Mauerbeschriftung in Tropea, Calabria |
Liebe macht man zu zweit. Ich kann nicht diese Hälfte sein von gar nichts. Diesen auf eine graue Betonmauer des italienischen bauruinenreichen Südens gesprayten Satz hat mein Freund entdeckt und fotografiert. Mehrmals ist er dort
hingegangen, zu verschiedenen Tageszeiten und Sonnen-ständen des späten Novemberlichtes, mit dem trotzigen Plan, das hoffnungsvolle Blau, das Azzurro, so leuchtend wie möglich einzufangen, um dem tieftraurigen Inhalt die ihm auf den zweiten Blick innewohnende Hoffnung an die Seite zu stellen.
Als ich Susanne das erste Mal sprach, war sie Ende dreißig und schon seit Jahren geplagt von scheusslichen Krankheitsängsten, jedes Ziehen und Stechen, jeder besonders kraftlose Tag ließen Gewissheiten in ihr aufsteigen, einen unheilbaren Tumor zu haben. Susanne hatte nach der Ausbildung einen sportlichen, ehrgeizigen Unternehmer geheiratet, das ultimative no return - Package zu ihrer freud- und lieblosen ärmlichen Kindheit. Spät, vielleicht zu spät, hatte man dann gemeinsam sich noch für ein Kind entschieden. Zur Abrundung sozusagen, wenngleich die Kleine, wie in solchen Fällen fast typisch, vor allem dadurch auffiel, das sie anstrengend war und Susanne zusätzlich quälte. Nun hatte sie ein sehr großes Haus, einen Mann, der ihr "alle Freiheiten" liess, ein Kind, spielte Squash mit sogenannten Geschäftsfreunden. Wenn sie ihrer Mutter erzählen wollte, wie es ihr geht, sagte die zu ihr: "Du hast doch alles".
Elf Jahre später kam sie wieder. Die Krankheitsängste waren nicht mehr zurückgekehrt. Trotzdem hatten wir noch keine gute Arbeit gemacht. Seit einigen Monaten fühlte sich Susanne "völlig fertig". Morgens mochte sie nicht aufstehen. Alles war ihr zuviel. Der Internist hatte ihr "Aufbauspritzen" verabreicht. "Sie haben Glück, denn die private Kasse zahlt sowas". Wie ich sie bewundere, diese Machbarkeitskünstler. Genutzt hatte der Aufbau nicht. Die Tochter war 18 geworden und demnächst würde sie endlich, endlich ausziehen. Ihre erste Wohnung war von Mami und Papi renoviert und eingerichtet worden, Miete zahlen brauchte sie nicht und für einen Ausbildungsplatz trotz geschmissener 13. Gymnasialklasse war gesorgt.
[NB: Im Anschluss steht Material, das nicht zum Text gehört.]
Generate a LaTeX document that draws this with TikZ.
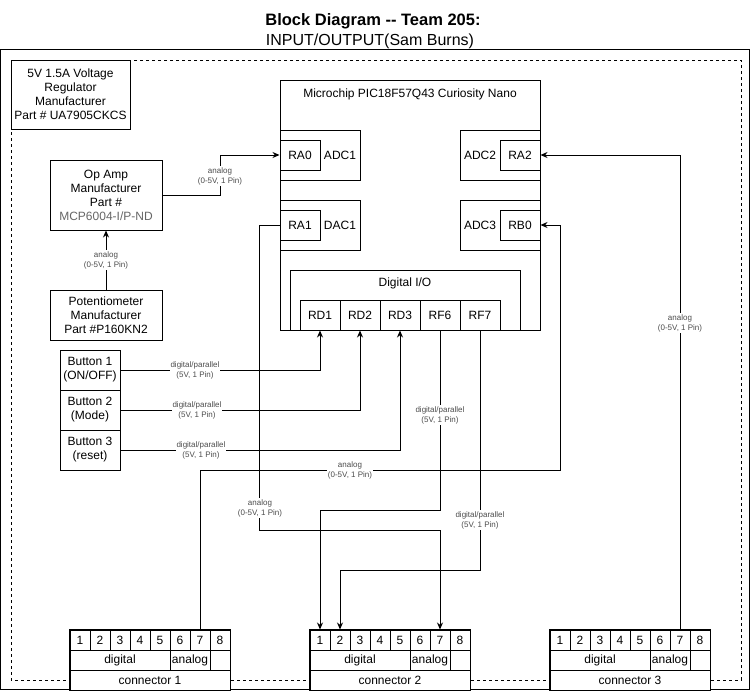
\documentclass[tikz,border=0pt]{standalone}
\usepackage{fontspec}
\setmainfont{Liberation Sans}
\usetikzlibrary{arrows.meta}
\newcommand{\makeconnector}[3]{%
  \foreach \i in {1,...,8} {
    \node[cell, minimum width=20, minimum height=20] (#1p\i) at ({#2+20*\i-10},640) {\i};
  }
  \node[cell, minimum width=100, minimum height=20] (#1dig) at ({#2+50},660) {digital};
  \node[cell, minimum width=40, minimum height=20] (#1ana) at ({#2+120},660) {analog};
  \node[cell, minimum width=160, minimum height=20] (#1lbl) at ({#2+80},680) {#3};
  \draw[line width=1pt] (#1p1.north west) rectangle (#1lbl.south east);
}
\begin{document}
\begin{tikzpicture}[x=1pt,y=-1pt,
  every node/.style={font=\fontsize{12}{14}\selectfont},
  box/.style={draw, line width=1pt, fill=white, inner sep=0pt, align=center},
  cell/.style={draw, line width=1pt, fill=white, inner sep=0pt},
  txt/.style={inner sep=0pt, align=center},
  arr/.style={line width=1pt, -{Stealth[length=7pt,width=6pt]}},
  wire/.style={line width=1pt},
  elbl/.style={fill=white, inner sep=1pt, align=center, text=black!70, font=\fontsize{8}{10}\selectfont}
]
\useasboundingbox (0,0) rectangle (752,691);
% title
\node[txt, font=\bfseries\fontsize{16.5}{19}\selectfont] (title) at (373,21) {Block Diagram {-}{-} Team 205:};
\node[txt, font=\fontsize{16}{19}\selectfont] (subtitle) at (370,41) {INPUT/OUTPUT(Sam Burns)};
% frames
\draw[line width=1pt] (0.5,49.5) rectangle (749.5,689.5);
\draw[line width=1pt, dash pattern=on 3pt off 3pt] (11,60) rectangle (741,680);
% regulator
\node[box, minimum width=119, minimum height=69] (reg) at (70.5,94.5)
  {5V 1.5A Voltage\\Regulator\\Manufacturer\\Part \# UA7905CKCS};
% microcontroller
\node[box, minimum width=260, minimum height=250] (mcu) at (410,205) {};
\node[txt] (mculbl) at (410,94) {Microchip PIC18F57Q43 Curiosity Nano};
\node[box, minimum width=80, minimum height=50] (adc1grp) at (320,155) {};
\node[box, minimum width=40, minimum height=30] (ra0) at (300,155) {RA0};
\node[txt] (adc1) at (340,155) {ADC1};
\node[box, minimum width=80, minimum height=50] (dac1grp) at (320,225) {};
\node[box, minimum width=40, minimum height=30] (ra1) at (300,225) {RA1};
\node[txt] (dac1) at (340,225) {DAC1};
\node[box, minimum width=80, minimum height=50] (adc2grp) at (500,155) {};
\node[box, minimum width=40, minimum height=30] (ra2) at (520,155) {RA2};
\node[txt] (adc2) at (480,155) {ADC2};
\node[box, minimum width=80, minimum height=50] (adc3grp) at (500,225) {};
\node[box, minimum width=40, minimum height=30] (rb0) at (520,225) {RB0};
\node[txt] (adc3) at (480,225) {ADC3};
\node[box, minimum width=230, minimum height=60] (dio) at (405,300) {};
\node[txt] (diolbl) at (405,283) {Digital I/O};
\node[box, minimum width=40, minimum height=30] (rd1) at (320,315) {RD1};
\node[box, minimum width=40, minimum height=30] (rd2) at (360,315) {RD2};
\node[box, minimum width=40, minimum height=30] (rd3) at (400,315) {RD3};
\node[box, minimum width=40, minimum height=30] (rf6) at (440,315) {RF6};
\node[box, minimum width=40, minimum height=30] (rf7) at (480,315) {RF7};
% left blocks
\node[box, minimum width=112, minimum height=70] (opamp) at (106,195)
  {Op Amp\\Manufacturer\\Part \#\\\textcolor{black!60}{MCP6004-I/P-ND}};
\node[box, minimum width=112, minimum height=50] (pot) at (106,315)
  {Potentiometer\\Manufacturer\\Part \#P160KN2};
\node[box, minimum width=60, minimum height=40] (b1) at (90,370) {Button 1\\(ON/OFF)};
\node[box, minimum width=60, minimum height=40] (b2) at (90,410) {Button 2\\(Mode)};
\node[box, minimum width=60, minimum height=40] (b3) at (90,450) {Button 3\\(reset)};
% connectors
\makeconnector{c1}{70}{connector 1}
\makeconnector{c2}{310}{connector 2}
\makeconnector{c3}{550}{connector 3}
% connections
\draw[arr] (opamp.east) -- ++(58,0) |- (ra0.west);
\node[elbl] (l1) at (220,176) {analog\\(0-5V, 1 Pin)};
\draw[arr] (pot.north) -- (opamp.south);
\node[elbl] (l2) at (106,260) {analog\\(0-5V, 1 Pin)};
\draw[arr] (b1.east) -| (rd1.south);
\node[elbl] (l3) at (195,370) {digital/parallel\\(5V, 1 Pin)};
\draw[arr] (b2.east) -| (rd2.south);
\node[elbl] (l4) at (197,410) {digital/parallel\\(5V, 1 Pin)};
\draw[arr] (b3.east) -| (rd3.south);
\node[elbl] (l5) at (201,450) {digital/parallel\\(5V, 1 Pin)};
\draw[arr] (c1p7.north) |- (560,470) |- (rb0.east);
\node[elbl] (l6) at (350,470) {analog\\(0-5V, 1 Pin)};
\draw[arr] (ra1.west) -- ++(-20,0) -- ++(0,305) -| (c2p7.north);
\node[elbl] (l7) at (260,508) {analog\\(0-5V, 1 Pin)};
\draw[arr] (rf6.south) -- ++(0,180) -| (c2p1.north);
\node[elbl] (l8) at (440,415) {digital/parallel\\(5V, 1 Pin)};
\draw[arr] (rf7.south) -- ++(0,240) -| (c2p2.north);
\node[elbl] (l9) at (480,520) {digital/parallel\\(5V, 1 Pin)};
\draw[arr] (c3p7.north) |- (ra2.east);
\node[elbl] (l10) at (680,323) {analog\\(0-5V, 1 Pin)};
\end{tikzpicture}
\end{document}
Bei einer Bank, das war der wenig überraschende Wunsch der mit einem Cabriolet, einem Freund, der ihr nach Susannes Prognose eventuell bald zu langweilig werden würde, sowie einer kosmetischen Nasenkorrektur ausstaffierten Tochter. Ich litt zuweilen unauffällig unter der Vorstellung, in fünfzehn Jahren zufällig diese Tochter behandeln zu sollen und dann nicht zu wissen, wie. Susanne konnte nicht gut in sich hineinblicken. Die Sitzungen irgendwie zu gestalten, oblag mir und war extrem anstrengend. Immerhin konnte sie erkennen: der ersehnte Auszug ihrer Tochter ängstigte sie furchtbar. "Aber dann haben Sie doch mehr Zeit zu zweit mit ihrem Mann". Es entfuhr ihr die Bemerkung, diese Aussicht fände sie "schwierig". Ich schlug ein Gespräch zu dritt mit ihm vor.
Er war sofort bereit und ließ ausrichten, er unterstütze sie selbstverständlich. Wenn das helfe, dann sei er da! Drahtig, gutaussehend und gelangweilt nahm er neben seiner früher attraktiven, jetzt zu bemüht blondierten Frau Platz. Er sei zufrieden. Mit seinem Leben, mit seiner Ehe, er habe keinen Anlass zur Klage. Wenn er etwas tun könne - selbstverständlich jederzeit! Susanne weinte während des Gesprächs meistens leise. Sie wisse auch nicht, warum. Sie benutzte oft den Begriff "leer", um sich selbst zu beschreiben.
L' amore si fa in 2, non posso essere io questa meta di niente!
L' amore si fa in 2, non posso essere io questa meta di niente!